Bonds might have passed Aaron on the home run list, but Aaron is still the all-time leader in RBIs and total bases. Using the unofficial list at Baseball-Reference.com (RBIs are considered official only since 1920), Aaron’s 2,297 outpace Ruth’s 2,214. Pujols stands at 2,100, but 2021 will likely be his last season.

Years ago, Aaron stepped into the ESPN Sunday Night Baseball booth. At one point, there was a runner on second base with no outs. Joe Morgan asked Aaron how often he tried to move the runner along to third — expecting, perhaps, Aaron to say he played the game the “right way” and hit the ball to the right side. Aaron let out a big, hearty laugh. “Never,” he said. “I always tried to knock the guy in.”

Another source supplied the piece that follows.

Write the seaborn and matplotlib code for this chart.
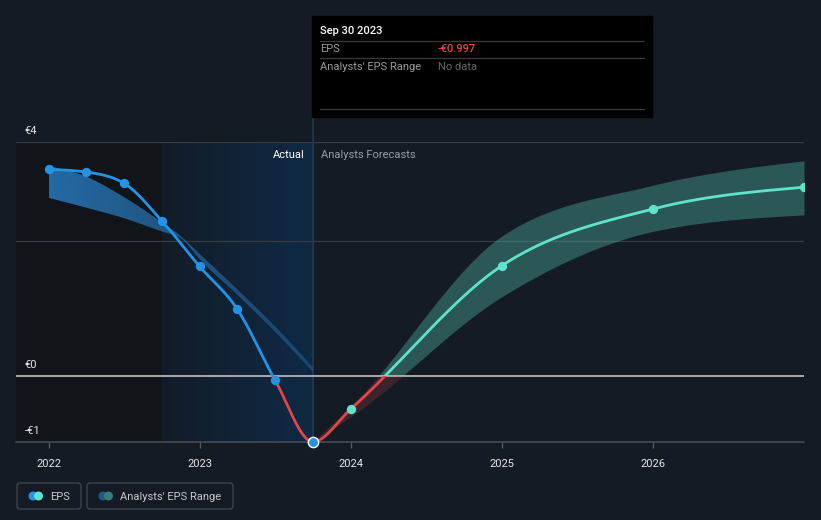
import numpy as np
import pandas as pd
import matplotlib
matplotlib.use("Agg")
import matplotlib.pyplot as plt
import seaborn as sns
from matplotlib.patches import Rectangle, FancyBboxPatch, Circle
from matplotlib.colors import to_rgb

# ---------------- data ----------------
actual_x = [2022.0, 2022.25, 2022.5, 2022.75, 2023.0, 2023.25, 2023.5, 2023.75]
actual_eps = [3.13, 3.09, 2.92, 2.35, 1.66, 1.01, -0.065, -0.997]

past_range_x = [2022.0, 2022.25, 2022.5, 2022.75, 2022.875, 2023.0, 2023.25, 2023.5, 2023.75]
past_range_high = [3.18, 3.02, 2.71, 2.33, 2.12, 1.85, 1.31, 0.75, 0.13]
past_range_low = [2.70, 2.55, 2.39, 2.19, 2.09, 1.77, 1.23, 0.67, 0.06]

fc_x = [2023.75, 2024.0, 2025.0, 2026.0, 2027.0]
fc_eps = [-0.997, -0.50, 1.67, 2.53, 2.86]
fc_low = [-0.997, -0.62, 1.20, 2.19, 2.44]
fc_high = [-0.997, -0.46, 2.12, 2.89, 3.26]

year_ticks = [2022, 2023, 2024, 2025, 2026]
year_labels = ["2022", "2023", "2024", "2025", "2026"]
y_label_vals = [3.545, 0.0, -1.0]
y_labels = ["€4", "€0", "-€1"]
gridline_vals = [3.545, 2.045]

tooltip_date = "Sep 30 2023"
tooltip_eps = "-€0.997"

# ---------------- helpers ----------------
def monotone(x, y, xs):
    """Monotone cubic (same rule as d3.curveMonotoneX)."""
    x = np.asarray(x, float); y = np.asarray(y, float)
    n = len(x)
    h = np.diff(x); s = np.diff(y) / h
    m = np.zeros(n)
    if n == 2:
        m[:] = s[0]
    else:
        for i in range(1, n - 1):
            p = (s[i - 1] * h[i] + s[i] * h[i - 1]) / (h[i - 1] + h[i])
            m[i] = (np.sign(s[i - 1]) + np.sign(s[i])) * min(abs(s[i - 1]), abs(s[i]), 0.5 * abs(p))
        m[0] = (3 * s[0] - m[1]) / 2
        m[-1] = (3 * s[-1] - m[-2]) / 2
    xs = np.asarray(xs, float)
    idx = np.clip(np.searchsorted(x, xs, side="right") - 1, 0, n - 2)
    t = (xs - x[idx]) / h[idx]
    h00 = 2 * t**3 - 3 * t**2 + 1
    h10 = t**3 - 2 * t**2 + t
    h01 = -2 * t**3 + 3 * t**2
    h11 = t**3 - t**2
    return h00 * y[idx] + h10 * h[idx] * m[idx] + h01 * y[idx + 1] + h11 * h[idx] * m[idx + 1]

# ---------------- style ----------------
BG = "#151b24"
BLUE = "#2394e4"
TEAL = "#5fe3cb"
RED = "#e0464a"

sns.set_theme(style="dark")
plt.rcParams["font.family"] = ["Roboto", "DejaVu Sans"]
plt.rcParams["axes.facecolor"] = BG
plt.rcParams["figure.facecolor"] = BG

W, H = 821, 520
fig = plt.figure(figsize=(W / 100, H / 100), dpi=100)
L, R, T, B = 16, 804, 142, 442
ax = fig.add_axes([L / W, 1 - B / H, (R - L) / W, (B - T) / H])
ax.set_facecolor(BG)

XMIN, XMAX = 2022 - 32.5 / 151.1, 2027.0
YMIN, YMAX = -1.0, 3.545

# background regions
ax.axvspan(XMIN, 2022.75, color="#111419", zorder=0, lw=0)
grad = np.zeros((1, 512, 4))
c0 = np.array(to_rgb("#131c28")); c1 = np.array(to_rgb("#0f2a45"))
for i in range(512):
    f = i / 511
    grad[0, i, :3] = c0 * (1 - f) + c1 * f
    grad[0, i, 3] = 1
ax.imshow(grad, extent=[2022.75, 2023.75, YMIN, YMAX], aspect="auto", zorder=0.5, interpolation="bilinear")

# grid lines
for gv in gridline_vals:
    ax.axhline(gv, color="#363b44", lw=0.9, zorder=1)
ax.axhline(0, color="#b5b5b5", lw=1.3, zorder=1.5)
ax.axhline(YMIN, color="#454a53", lw=1.2, zorder=1.5, clip_on=False)
ax.axvline(2023.75, ymin=0, ymax=(B - 117) / (B - T), color="#1d3a57", lw=1.2, zorder=1.2, clip_on=False)

# past analyst range (gradient fill)
xs_pr = np.linspace(past_range_x[0], past_range_x[-1], 400)
hi_pr = monotone(past_range_x, past_range_high, xs_pr)
lo_pr = monotone(past_range_x, past_range_low, xs_pr)
poly = ax.fill_between(xs_pr, lo_pr, hi_pr, facecolor="none", edgecolor="none")
g2 = np.zeros((1, 256, 4))
bc = np.array(to_rgb("#2a80c8"))
for i in range(256):
    f = i / 255
    g2[0, i, :3] = bc
    g2[0, i, 3] = 0.80 * (1 - f) + 0.35 * f
im = ax.imshow(g2, extent=[2022.0, 2023.75, YMIN, YMAX], aspect="auto", zorder=2, interpolation="bilinear")
im.set_clip_path(poly.get_paths()[0], transform=ax.transData)

# forecast range
xs_fc = np.linspace(fc_x[0], fc_x[-1], 500)
hi_fc = monotone(fc_x, fc_high, xs_fc)
lo_fc = monotone(fc_x, fc_low, xs_fc)
pos_clip = lambda: Rectangle((XMIN, 0), XMAX - XMIN, 50, transform=ax.transData)
neg_clip = lambda: Rectangle((XMIN, -50), XMAX - XMIN, 50, transform=ax.transData)
fb1 = ax.fill_between(xs_fc, lo_fc, hi_fc, color=TEAL, alpha=0.30, lw=0, zorder=2)
fb1.set_clip_path(pos_clip())
fb2 = ax.fill_between(xs_fc, lo_fc, hi_fc, color=RED, alpha=0.20, lw=0, zorder=2)
fb2.set_clip_path(neg_clip())

# EPS line: one continuous series (actual + forecast)
all_x = actual_x + fc_x[1:]
all_eps = actual_eps + fc_eps[1:]
xs_all = np.linspace(all_x[0], all_x[-1], 1200)
ys_all = monotone(all_x, all_eps, xs_all)
split = actual_x[-1]
df_a = pd.DataFrame({"x": xs_all[xs_all <= split], "y": ys_all[xs_all <= split]})
df_f = pd.DataFrame({"x": xs_all[xs_all >= split], "y": ys_all[xs_all >= split]})
df_f = pd.concat([pd.DataFrame({"x": [split], "y": [actual_eps[-1]]}), df_f], ignore_index=True)

for data, poscol in [(df_a, BLUE), (df_f, TEAL)]:
    for col, clipf in [(poscol, pos_clip), (RED, neg_clip)]:
        sns.lineplot(data=data, x="x", y="y", ax=ax, color=col, lw=2.0, sort=False, estimator=None, zorder=3)
        ax.lines[-1].set_clip_path(clipf())
        ax.lines[-1].set_solid_capstyle("round")

# points
df_ap = pd.DataFrame({"x": actual_x[:-1], "y": actual_eps[:-1]})
sns.scatterplot(data=df_ap, x="x", y="y", ax=ax, color=BLUE, s=45, linewidth=0, zorder=4)
df_last = pd.DataFrame({"x": actual_x[-1:], "y": actual_eps[-1:]})
sns.scatterplot(data=df_last, x="x", y="y", ax=ax, color=BLUE, s=55, edgecolor="white", linewidth=1.0, zorder=5, clip_on=False)
df_fp = pd.DataFrame({"x": fc_x[1:], "y": fc_eps[1:]})
sns.scatterplot(data=df_fp, x="x", y="y", ax=ax, color=TEAL, s=45, linewidth=0, zorder=4)

# axes setup
ax.set_xlim(XMIN, XMAX)
ax.set_ylim(YMIN, YMAX)
ax.set_xlabel(""); ax.set_ylabel("")
for s in ax.spines.values():
    s.set_visible(False)
ax.grid(False)
ax.set_xticks(year_ticks)
ax.set_xticklabels(year_labels)
ax.set_yticks([])
ax.tick_params(axis="x", colors="#555a63", length=4, width=1, pad=8, labelsize=8, labelcolor="#e6e6e6", bottom=True)
if ax.get_legend():
    ax.get_legend().remove()

for v, lab in zip(y_label_vals, y_labels):
    ax.annotate(lab, xy=(0, v), xycoords=("axes fraction", "data"), xytext=(6, 4),
                textcoords="offset points", va="bottom", ha="left", color="#e6e6e6", fontsize=8)

ax.annotate("Actual", xy=(2023.75, YMAX), xycoords="data", xytext=(-6, -6), textcoords="offset points",
            ha="right", va="top", color="#ffffff", fontsize=8)
ax.annotate("Analysts Forecasts", xy=(2023.75, YMAX), xycoords="data", xytext=(6, -6), textcoords="offset points",
            ha="left", va="top", color="#9a9da3", fontsize=8)

# overlay in pixel coordinates: tooltip + legend
ov = fig.add_axes([0, 0, 1, 1], zorder=10)
ov.set_xlim(0, W); ov.set_ylim(H, 0); ov.axis("off"); ov.patch.set_alpha(0)

ov.add_patch(Rectangle((312, 16), 340, 101, color="#000000", zorder=1))
for yy in (41, 58, 109):
    ov.plot([320, 644], [yy, yy], color="#3a3a3a", lw=0.9, zorder=2)
ov.text(320, 31, tooltip_date, color="white", fontsize=8, fontweight="medium", va="center", ha="left", zorder=3)
ov.text(320, 49.5, "EPS", color="#9a9a9a", fontsize=8, va="center", ha="left", zorder=3)
ov.text(438, 49.5, tooltip_eps, color=RED, fontsize=8, fontweight="medium", va="center", ha="left", zorder=3)
ov.text(320, 66.5, "Analysts' EPS Range", color="#9a9a9a", fontsize=8, va="center", ha="left", zorder=3)
ov.text(438, 66.5, "No data", color="#666666", fontsize=8, va="center", ha="left", zorder=3)

# legend
ov.add_patch(FancyBboxPatch((17, 483), 64, 26, boxstyle="round,pad=0,rounding_size=3",
                            fc="none", ec="#3d424b", lw=1))
ov.add_patch(FancyBboxPatch((87, 483), 146, 26, boxstyle="round,pad=0,rounding_size=3",
                            fc="none", ec="#3d424b", lw=1))
ov.add_patch(Circle((33, 496), 4.5, color=BLUE, lw=0))
ov.add_patch(Circle((38.5, 496), 4.5, color=TEAL, lw=0))
ov.text(50, 496.5, "EPS", color="#c8c8c8", fontsize=8, va="center", ha="left")
ov.add_patch(Circle((103, 496), 4.5, color="#1f5a8c", lw=0))
ov.add_patch(Circle((108.5, 496), 4.5, color="#3b7a75", lw=0))
ov.text(120, 496.5, "Analysts' EPS Range", color="#c8c8c8", fontsize=8, va="center", ha="left")

fig.savefig("out.png", dpi=100, facecolor=BG)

The total bases record might be even more unbreakable. Aaron has 6,856 — well ahead of Stan Musial’s 6,134. If another player came along and replicated Musial’s numbers, he would still need to hit 181 home runs to break Aaron’s record.

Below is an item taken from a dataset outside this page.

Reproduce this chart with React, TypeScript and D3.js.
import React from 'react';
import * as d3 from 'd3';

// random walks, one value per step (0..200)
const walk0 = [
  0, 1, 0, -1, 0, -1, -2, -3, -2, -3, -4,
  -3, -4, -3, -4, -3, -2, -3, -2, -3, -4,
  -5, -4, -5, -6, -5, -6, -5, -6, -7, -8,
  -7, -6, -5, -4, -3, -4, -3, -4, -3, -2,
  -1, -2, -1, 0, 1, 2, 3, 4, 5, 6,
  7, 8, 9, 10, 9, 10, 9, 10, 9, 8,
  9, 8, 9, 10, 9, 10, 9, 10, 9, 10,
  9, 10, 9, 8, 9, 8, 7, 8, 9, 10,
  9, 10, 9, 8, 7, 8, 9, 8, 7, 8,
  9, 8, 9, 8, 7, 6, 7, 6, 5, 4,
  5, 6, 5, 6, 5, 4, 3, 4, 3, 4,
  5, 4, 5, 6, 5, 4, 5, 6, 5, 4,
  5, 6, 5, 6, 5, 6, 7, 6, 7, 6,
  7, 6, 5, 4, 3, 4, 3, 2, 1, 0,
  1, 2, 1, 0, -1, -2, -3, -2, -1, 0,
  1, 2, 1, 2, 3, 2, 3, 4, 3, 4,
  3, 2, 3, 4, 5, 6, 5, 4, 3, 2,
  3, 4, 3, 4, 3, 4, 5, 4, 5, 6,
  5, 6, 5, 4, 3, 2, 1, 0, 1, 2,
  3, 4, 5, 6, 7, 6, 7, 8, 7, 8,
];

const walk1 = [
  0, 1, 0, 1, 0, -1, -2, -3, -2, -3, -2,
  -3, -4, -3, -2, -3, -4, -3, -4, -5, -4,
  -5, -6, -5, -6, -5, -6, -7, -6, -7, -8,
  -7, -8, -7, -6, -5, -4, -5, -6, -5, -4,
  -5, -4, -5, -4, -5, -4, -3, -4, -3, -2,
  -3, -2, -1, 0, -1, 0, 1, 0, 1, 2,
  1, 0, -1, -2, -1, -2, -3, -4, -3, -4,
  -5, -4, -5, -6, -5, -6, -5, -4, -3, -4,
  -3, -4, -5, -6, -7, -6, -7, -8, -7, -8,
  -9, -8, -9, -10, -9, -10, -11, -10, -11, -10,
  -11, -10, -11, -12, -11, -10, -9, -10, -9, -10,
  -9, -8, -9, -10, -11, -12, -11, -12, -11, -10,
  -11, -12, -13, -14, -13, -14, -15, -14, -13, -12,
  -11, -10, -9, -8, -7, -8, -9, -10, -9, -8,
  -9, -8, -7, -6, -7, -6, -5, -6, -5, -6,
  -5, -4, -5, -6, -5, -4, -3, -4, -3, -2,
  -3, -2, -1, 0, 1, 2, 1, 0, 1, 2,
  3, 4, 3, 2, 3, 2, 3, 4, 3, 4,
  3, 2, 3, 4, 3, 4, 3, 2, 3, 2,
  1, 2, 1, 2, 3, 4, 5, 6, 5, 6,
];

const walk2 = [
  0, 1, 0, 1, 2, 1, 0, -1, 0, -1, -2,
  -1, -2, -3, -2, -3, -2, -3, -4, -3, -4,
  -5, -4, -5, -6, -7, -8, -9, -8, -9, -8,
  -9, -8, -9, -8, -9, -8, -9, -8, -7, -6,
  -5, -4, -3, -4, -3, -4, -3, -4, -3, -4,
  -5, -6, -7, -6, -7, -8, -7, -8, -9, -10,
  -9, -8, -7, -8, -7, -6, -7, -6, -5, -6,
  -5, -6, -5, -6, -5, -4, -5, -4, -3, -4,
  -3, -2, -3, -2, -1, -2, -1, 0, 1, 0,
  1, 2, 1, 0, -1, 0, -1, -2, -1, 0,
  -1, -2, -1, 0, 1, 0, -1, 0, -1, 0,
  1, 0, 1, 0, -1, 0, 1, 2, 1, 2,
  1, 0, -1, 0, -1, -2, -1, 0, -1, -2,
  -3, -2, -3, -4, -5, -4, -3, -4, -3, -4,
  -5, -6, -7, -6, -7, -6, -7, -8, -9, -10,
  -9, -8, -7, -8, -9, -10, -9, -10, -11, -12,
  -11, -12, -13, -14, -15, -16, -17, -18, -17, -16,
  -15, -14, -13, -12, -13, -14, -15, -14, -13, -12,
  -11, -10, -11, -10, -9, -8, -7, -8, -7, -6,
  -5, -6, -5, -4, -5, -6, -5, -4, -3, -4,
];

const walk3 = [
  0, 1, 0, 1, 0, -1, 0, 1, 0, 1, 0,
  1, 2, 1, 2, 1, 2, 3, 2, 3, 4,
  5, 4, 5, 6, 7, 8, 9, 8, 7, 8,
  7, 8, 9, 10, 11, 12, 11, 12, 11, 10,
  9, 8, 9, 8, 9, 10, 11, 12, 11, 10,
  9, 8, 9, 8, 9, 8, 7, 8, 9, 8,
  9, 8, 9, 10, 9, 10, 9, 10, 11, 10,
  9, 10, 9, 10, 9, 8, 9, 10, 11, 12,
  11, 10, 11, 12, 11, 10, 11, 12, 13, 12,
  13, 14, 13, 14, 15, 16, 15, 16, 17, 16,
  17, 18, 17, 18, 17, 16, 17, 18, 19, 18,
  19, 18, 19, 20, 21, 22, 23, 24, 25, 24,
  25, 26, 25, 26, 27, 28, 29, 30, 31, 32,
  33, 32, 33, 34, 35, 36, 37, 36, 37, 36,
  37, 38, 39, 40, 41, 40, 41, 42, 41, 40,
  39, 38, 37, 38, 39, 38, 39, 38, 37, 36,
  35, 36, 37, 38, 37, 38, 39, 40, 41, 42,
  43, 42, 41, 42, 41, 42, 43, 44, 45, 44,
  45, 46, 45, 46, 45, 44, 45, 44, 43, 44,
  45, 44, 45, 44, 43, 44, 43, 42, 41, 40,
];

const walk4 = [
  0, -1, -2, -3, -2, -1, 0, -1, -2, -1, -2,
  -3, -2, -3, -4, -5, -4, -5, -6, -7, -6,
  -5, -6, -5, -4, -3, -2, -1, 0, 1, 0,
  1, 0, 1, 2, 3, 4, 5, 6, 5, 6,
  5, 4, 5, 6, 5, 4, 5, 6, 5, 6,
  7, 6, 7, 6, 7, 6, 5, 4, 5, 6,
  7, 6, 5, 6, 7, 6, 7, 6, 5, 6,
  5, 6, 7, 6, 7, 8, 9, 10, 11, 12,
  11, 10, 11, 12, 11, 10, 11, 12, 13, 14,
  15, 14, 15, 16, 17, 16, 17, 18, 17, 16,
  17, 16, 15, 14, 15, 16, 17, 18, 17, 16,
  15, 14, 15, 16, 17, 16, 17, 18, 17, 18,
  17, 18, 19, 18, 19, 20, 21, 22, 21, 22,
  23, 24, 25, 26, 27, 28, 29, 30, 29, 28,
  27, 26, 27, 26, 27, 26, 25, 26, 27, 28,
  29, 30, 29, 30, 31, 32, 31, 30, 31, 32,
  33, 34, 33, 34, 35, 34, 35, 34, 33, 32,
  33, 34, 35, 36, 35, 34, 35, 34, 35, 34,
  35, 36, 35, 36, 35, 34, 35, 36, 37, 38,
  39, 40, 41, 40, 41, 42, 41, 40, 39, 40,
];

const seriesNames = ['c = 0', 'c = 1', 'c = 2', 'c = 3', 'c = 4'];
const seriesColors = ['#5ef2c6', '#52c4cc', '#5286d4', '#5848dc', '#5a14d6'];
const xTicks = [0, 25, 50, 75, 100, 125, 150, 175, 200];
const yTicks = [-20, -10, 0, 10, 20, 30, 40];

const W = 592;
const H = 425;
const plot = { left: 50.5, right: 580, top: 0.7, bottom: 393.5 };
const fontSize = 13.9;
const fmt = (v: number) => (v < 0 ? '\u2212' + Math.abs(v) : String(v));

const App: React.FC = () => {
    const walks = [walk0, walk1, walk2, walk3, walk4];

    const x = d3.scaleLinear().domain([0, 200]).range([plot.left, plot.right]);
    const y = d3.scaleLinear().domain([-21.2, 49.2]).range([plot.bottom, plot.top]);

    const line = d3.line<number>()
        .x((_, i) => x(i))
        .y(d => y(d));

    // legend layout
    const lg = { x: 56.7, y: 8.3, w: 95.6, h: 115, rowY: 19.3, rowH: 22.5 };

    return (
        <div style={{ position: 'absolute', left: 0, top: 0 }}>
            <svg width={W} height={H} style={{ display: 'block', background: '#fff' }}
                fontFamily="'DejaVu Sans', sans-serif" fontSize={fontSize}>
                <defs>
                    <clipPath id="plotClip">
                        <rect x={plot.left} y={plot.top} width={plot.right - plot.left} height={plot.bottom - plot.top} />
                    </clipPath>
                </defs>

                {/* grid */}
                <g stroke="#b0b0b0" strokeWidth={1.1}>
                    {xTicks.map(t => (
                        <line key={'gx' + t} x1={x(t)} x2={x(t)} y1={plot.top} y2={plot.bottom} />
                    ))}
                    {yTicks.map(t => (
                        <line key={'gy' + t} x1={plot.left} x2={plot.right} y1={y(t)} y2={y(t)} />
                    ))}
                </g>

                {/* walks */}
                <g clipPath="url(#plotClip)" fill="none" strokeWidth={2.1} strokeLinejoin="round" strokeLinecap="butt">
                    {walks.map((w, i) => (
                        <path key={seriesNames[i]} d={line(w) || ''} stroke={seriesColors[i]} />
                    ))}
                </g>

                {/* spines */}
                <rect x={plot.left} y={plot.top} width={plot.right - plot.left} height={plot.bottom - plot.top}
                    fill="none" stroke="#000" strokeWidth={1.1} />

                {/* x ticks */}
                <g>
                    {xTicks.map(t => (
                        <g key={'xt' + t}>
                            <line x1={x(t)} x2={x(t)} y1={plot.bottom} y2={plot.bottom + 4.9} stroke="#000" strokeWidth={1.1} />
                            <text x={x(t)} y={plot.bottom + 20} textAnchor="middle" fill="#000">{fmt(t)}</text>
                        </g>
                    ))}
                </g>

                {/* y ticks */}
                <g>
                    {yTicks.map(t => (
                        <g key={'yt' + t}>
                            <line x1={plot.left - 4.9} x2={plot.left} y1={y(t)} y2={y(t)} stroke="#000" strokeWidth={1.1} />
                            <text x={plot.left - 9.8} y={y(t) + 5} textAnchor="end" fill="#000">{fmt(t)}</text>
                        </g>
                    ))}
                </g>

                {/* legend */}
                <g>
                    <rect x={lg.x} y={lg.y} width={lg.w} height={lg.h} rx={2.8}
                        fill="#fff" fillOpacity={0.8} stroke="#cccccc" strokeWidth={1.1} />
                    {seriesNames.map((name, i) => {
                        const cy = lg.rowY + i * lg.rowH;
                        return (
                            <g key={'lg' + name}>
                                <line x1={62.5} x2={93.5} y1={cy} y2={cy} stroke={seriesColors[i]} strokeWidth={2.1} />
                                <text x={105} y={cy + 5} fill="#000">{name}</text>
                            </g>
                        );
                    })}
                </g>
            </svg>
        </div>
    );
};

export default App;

More tributes: Eternal connection to Black baseball | BBTN podcast

Aaron wasn’t just a dominant hitter, but also an outstanding fielder and baserunner. He won three Gold Gloves, and while fielding metrics from his era are informed estimates, Baseball-Reference rates him ninth among right fielders in runs saved at plus-98 for his career. He stole 240 bases with an excellent success rate, and when he hit 44 home runs and stole 31 bases in 1963, he became just the third player to go 30-30 in the same season (after Ken Williams and Mays). Joe Torre, his longtime teammate with the Braves, said he never saw Aaron make a mistake on the field. To top it off, while he appeared in just three postseasons (the 1957 and 1958 World Series and 1969 National League Championship Series), he hit .362/.405/.710 with six home runs in 17 games.

He’s fifth all-time among position players in career WAR:

Bonds: 162.8
Ruth: 162.1
Mays: 156.2
Ty Cobb: 151.0
Aaron: 143.1

You can add Ted Williams to the conversation (121.9 WAR despite missing several prime years due to World War II and the Korean War) — although Williams wasn’t the fielder or baserunner that Bonds, Mays and Aaron were. So, yeah, top five is accurate, probably ahead of Cobb once you make a timeline adjustment, and you can judge what you want to do with Bonds.

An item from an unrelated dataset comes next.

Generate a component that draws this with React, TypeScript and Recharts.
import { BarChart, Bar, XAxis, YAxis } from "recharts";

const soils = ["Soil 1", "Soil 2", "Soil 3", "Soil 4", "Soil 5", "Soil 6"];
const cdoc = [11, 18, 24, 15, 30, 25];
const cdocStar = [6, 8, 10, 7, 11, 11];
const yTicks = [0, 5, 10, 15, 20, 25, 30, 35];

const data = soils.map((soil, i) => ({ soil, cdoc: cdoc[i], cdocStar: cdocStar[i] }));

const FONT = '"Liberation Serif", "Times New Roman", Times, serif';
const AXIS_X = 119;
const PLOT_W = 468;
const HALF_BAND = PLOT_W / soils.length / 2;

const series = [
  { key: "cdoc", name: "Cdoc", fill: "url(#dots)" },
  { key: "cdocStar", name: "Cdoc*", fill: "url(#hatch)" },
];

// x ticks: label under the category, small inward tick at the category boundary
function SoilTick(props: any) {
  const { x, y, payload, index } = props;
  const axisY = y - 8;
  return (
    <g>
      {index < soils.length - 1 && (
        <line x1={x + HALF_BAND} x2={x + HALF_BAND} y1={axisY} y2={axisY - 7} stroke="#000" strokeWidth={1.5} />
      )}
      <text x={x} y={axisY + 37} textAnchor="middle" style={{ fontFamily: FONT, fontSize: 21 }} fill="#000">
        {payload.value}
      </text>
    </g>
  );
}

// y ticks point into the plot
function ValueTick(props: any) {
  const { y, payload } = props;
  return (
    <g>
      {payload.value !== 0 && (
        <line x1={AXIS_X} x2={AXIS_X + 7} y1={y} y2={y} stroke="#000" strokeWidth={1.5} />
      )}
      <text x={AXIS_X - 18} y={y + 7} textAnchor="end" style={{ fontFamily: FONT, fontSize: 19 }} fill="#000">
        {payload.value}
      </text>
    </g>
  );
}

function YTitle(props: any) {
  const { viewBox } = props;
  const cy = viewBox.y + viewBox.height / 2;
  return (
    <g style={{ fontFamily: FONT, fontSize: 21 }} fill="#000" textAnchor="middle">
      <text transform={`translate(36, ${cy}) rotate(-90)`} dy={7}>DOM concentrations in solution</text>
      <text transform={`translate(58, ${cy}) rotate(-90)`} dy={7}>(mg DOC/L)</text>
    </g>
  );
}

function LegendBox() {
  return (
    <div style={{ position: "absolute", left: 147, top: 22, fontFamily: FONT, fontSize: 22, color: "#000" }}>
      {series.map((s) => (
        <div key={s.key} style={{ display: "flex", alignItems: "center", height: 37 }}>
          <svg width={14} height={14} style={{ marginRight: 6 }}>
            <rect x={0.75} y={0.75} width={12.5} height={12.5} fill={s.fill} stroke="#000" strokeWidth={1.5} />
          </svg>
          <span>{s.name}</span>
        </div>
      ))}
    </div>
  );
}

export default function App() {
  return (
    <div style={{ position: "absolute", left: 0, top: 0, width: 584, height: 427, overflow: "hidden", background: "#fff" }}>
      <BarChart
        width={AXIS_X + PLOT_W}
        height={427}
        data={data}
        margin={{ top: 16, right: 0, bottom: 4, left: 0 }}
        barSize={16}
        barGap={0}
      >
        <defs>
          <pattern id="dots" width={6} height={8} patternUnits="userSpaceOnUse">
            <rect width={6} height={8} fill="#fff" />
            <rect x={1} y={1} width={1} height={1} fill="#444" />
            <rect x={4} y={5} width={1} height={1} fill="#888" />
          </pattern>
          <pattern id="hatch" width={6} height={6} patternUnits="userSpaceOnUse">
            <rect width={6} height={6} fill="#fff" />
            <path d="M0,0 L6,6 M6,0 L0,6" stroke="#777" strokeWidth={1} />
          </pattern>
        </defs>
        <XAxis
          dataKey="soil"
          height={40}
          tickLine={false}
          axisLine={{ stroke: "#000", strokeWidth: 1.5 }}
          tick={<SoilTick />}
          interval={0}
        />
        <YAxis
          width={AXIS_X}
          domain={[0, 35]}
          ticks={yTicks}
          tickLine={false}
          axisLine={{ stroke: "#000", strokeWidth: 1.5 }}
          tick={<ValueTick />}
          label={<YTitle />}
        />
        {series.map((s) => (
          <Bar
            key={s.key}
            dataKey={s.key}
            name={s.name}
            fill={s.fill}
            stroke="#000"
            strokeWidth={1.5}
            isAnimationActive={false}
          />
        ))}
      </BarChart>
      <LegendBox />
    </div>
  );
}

What about playing at the same time as Mays? OK. Sure. Mays’ greatness did seem to make Aaron a little underappreciated, even back in their playing days. Not everyone from that time necessarily agreed, however. Here’s a quote from Hall of Fame third baseman Pie Traynor in 1964: “I’ll take Hank Aaron any day over Mays. Give me a guy who’ll go out there and play every game, never get tired, doesn’t complain and won’t faint on you. … You don’t hear much about Hank, yet he’s just as good a fielder, runner and a steadier and better hitter.”